*** DATA SHOWN ***

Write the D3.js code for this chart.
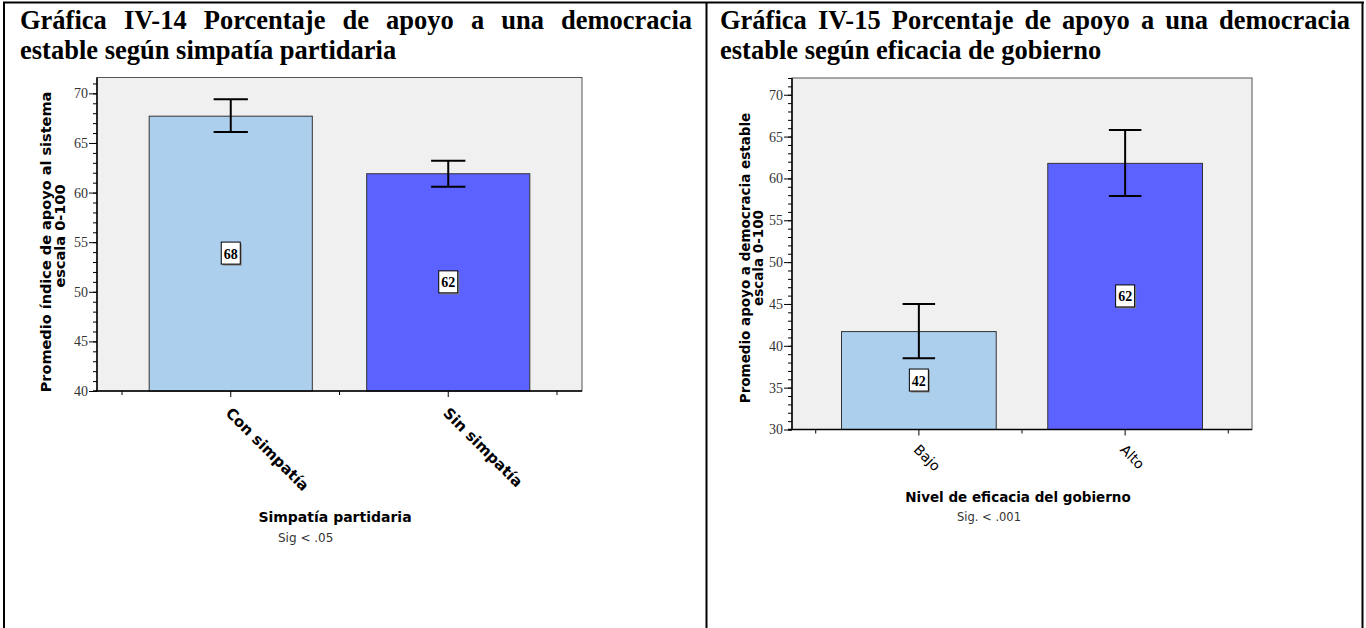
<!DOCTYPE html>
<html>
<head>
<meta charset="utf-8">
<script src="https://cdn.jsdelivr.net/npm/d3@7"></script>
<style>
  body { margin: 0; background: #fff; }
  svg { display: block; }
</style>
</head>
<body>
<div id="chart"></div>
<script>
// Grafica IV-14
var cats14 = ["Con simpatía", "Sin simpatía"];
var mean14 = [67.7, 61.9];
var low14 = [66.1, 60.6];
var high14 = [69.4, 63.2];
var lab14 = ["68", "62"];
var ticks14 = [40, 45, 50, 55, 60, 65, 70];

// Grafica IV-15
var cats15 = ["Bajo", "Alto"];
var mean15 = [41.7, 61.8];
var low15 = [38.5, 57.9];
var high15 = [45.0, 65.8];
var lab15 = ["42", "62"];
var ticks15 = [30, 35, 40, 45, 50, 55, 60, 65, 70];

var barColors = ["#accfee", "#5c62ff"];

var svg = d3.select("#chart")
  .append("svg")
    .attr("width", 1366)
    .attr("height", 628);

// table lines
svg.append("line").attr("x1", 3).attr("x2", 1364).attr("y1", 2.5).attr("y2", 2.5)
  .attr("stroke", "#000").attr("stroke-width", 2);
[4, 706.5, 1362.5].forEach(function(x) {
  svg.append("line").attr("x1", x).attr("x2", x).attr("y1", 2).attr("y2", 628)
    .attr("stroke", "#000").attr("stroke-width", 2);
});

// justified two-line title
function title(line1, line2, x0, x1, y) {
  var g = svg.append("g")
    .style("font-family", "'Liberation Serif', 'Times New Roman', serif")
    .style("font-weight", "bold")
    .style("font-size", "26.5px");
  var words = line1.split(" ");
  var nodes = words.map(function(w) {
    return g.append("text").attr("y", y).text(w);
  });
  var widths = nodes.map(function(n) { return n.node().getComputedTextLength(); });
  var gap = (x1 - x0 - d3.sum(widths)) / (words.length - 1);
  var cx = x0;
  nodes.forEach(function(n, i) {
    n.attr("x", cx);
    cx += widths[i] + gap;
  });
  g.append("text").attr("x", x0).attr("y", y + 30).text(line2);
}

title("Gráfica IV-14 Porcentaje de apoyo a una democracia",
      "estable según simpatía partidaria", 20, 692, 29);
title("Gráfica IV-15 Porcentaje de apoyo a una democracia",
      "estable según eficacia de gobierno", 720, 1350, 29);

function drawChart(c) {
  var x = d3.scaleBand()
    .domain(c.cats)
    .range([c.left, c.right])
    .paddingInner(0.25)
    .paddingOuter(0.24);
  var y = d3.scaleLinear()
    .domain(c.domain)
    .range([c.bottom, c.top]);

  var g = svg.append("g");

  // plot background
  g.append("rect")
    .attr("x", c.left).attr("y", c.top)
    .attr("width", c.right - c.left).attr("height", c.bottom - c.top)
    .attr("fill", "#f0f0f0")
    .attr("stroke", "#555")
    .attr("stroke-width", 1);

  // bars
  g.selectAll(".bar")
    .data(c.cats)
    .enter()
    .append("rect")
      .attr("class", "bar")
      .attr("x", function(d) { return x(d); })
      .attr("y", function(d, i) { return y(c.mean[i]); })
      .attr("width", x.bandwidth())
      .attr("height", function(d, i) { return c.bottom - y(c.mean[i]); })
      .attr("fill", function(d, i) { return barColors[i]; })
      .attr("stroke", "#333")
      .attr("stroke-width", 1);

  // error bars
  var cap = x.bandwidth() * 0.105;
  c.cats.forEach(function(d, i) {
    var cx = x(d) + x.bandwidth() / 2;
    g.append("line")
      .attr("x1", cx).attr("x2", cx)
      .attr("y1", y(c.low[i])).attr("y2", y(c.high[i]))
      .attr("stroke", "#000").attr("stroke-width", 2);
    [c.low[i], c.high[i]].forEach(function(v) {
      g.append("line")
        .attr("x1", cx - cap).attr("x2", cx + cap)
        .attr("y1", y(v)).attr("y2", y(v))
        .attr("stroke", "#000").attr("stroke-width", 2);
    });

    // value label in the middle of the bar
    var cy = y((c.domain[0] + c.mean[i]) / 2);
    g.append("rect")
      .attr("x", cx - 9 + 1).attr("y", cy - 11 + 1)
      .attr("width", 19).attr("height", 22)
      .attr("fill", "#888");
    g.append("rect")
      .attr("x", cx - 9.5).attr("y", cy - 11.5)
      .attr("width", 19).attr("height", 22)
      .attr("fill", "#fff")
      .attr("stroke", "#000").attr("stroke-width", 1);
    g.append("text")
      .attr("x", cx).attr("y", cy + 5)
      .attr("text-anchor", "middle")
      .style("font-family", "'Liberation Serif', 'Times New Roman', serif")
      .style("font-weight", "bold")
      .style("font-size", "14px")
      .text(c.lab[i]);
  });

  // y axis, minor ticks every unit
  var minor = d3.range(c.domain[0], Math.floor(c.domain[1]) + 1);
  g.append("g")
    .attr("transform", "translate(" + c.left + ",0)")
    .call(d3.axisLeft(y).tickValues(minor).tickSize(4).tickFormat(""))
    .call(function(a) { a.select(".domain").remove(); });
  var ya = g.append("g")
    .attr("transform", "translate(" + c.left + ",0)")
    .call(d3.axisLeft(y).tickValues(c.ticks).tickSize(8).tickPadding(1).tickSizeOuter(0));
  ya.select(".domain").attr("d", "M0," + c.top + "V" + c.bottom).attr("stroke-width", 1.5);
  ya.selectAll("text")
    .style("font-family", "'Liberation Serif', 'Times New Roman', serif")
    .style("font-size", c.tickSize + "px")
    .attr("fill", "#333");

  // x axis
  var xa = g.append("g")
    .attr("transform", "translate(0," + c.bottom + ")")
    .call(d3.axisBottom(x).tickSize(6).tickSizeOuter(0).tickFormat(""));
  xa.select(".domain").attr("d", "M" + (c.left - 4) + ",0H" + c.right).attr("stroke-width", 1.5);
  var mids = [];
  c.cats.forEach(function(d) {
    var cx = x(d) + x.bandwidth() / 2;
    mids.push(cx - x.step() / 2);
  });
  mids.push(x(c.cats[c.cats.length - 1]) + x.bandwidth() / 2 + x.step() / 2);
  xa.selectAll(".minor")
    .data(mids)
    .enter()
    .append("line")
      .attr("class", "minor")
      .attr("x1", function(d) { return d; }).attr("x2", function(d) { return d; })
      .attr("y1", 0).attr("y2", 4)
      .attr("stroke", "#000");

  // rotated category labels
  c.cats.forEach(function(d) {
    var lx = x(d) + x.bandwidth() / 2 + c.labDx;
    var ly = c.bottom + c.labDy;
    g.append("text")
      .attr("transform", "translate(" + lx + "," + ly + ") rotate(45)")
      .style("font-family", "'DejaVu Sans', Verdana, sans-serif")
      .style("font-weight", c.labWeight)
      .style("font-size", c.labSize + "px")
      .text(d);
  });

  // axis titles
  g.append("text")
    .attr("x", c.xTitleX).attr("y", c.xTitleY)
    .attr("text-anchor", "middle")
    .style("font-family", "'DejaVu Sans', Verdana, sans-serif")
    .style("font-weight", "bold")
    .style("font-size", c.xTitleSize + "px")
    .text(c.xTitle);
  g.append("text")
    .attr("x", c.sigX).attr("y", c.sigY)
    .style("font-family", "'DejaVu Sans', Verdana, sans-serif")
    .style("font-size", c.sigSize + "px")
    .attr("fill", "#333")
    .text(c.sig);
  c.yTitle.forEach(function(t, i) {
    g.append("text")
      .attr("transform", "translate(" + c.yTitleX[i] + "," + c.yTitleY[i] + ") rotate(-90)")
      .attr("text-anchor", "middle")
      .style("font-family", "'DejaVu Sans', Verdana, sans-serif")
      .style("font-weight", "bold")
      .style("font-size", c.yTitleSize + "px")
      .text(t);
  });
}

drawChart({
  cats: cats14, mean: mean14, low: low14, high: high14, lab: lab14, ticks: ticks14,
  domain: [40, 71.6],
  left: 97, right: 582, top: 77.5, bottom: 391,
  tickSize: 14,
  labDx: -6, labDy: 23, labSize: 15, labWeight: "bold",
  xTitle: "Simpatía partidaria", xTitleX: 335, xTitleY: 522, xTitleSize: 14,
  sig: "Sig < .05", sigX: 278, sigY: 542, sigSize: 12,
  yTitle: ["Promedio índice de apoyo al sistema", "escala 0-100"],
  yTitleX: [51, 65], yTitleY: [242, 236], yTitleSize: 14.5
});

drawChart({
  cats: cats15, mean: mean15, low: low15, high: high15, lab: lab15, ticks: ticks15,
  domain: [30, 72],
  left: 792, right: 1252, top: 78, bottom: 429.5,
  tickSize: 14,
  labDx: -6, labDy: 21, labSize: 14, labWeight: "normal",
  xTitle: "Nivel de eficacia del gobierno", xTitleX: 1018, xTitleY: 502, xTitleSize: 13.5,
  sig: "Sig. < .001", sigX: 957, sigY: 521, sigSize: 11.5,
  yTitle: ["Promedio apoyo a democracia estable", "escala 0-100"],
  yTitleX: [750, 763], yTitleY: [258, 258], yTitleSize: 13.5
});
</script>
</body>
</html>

***
*** DATA SHOWN ***

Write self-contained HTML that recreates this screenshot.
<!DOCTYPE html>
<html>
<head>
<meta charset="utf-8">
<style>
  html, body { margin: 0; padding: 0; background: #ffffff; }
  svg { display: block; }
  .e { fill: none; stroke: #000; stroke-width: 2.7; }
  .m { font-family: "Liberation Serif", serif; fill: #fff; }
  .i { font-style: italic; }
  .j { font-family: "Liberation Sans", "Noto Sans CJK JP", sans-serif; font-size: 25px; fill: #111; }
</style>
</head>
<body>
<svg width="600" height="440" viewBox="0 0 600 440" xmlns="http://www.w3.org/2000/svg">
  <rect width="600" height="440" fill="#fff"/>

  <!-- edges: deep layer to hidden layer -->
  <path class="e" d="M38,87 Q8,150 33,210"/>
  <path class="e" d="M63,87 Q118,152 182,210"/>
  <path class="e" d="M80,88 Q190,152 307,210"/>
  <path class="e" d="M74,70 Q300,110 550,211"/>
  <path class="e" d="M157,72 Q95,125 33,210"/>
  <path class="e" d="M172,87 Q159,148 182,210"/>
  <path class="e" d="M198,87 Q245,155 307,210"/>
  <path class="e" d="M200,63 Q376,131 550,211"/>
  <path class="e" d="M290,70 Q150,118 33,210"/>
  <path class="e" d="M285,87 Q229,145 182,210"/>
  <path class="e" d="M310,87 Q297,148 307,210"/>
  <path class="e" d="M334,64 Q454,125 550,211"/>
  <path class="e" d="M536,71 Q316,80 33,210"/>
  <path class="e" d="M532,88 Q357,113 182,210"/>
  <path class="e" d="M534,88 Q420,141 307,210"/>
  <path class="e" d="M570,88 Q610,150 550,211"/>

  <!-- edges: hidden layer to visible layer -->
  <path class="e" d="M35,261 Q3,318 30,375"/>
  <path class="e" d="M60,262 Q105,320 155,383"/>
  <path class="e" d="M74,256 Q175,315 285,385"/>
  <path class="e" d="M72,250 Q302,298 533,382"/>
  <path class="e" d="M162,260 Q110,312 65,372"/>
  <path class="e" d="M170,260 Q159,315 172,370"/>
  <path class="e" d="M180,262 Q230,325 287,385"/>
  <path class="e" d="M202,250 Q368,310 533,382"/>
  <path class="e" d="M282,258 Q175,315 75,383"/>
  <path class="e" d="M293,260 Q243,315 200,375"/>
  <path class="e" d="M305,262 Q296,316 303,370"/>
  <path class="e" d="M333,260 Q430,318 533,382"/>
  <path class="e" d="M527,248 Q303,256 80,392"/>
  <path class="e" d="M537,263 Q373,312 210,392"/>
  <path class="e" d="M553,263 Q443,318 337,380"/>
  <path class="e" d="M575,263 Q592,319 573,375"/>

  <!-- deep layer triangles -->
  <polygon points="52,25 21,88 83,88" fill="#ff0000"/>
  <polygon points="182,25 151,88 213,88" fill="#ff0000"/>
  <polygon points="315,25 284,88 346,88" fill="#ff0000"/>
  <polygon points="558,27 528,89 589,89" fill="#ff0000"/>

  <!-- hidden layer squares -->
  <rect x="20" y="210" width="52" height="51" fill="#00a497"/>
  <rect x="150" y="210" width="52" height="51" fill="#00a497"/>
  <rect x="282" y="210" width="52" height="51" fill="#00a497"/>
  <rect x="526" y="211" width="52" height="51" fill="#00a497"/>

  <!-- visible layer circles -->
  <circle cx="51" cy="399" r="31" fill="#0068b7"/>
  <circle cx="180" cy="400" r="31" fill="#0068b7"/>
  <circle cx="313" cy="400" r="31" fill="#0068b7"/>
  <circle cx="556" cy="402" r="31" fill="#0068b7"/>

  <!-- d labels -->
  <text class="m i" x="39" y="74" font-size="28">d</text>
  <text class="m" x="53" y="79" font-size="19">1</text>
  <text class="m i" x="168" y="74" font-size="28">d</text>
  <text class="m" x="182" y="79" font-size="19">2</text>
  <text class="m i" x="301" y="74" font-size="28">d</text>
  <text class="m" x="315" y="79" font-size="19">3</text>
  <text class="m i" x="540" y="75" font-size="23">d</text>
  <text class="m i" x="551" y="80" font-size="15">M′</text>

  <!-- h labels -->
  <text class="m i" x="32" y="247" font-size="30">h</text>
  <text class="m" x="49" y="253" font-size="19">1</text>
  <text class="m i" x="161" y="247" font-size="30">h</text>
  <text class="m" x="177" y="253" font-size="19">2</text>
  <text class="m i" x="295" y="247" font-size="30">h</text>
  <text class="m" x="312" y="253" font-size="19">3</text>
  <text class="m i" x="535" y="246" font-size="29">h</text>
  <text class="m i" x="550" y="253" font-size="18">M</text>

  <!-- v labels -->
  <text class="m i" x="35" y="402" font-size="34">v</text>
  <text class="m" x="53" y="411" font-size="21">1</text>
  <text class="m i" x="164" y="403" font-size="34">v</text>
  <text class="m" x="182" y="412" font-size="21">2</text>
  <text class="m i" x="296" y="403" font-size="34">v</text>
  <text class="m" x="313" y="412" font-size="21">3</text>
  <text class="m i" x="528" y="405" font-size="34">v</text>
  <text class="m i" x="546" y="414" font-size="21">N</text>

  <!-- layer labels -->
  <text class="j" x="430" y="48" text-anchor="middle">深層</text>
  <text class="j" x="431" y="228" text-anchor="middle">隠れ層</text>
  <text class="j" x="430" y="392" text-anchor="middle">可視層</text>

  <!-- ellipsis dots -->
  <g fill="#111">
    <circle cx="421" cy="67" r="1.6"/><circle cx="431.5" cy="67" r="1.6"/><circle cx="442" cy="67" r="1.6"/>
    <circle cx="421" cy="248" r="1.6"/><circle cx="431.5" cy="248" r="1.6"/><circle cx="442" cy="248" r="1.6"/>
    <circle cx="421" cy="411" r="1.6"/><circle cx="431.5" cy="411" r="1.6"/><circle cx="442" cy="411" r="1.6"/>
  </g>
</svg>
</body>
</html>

***

THE PROBLEM: List the lines of the entries that include "Write".

WRITTEN ANSWER:
Write the D3.js code for this chart.
Write self-contained HTML that recreates this screenshot.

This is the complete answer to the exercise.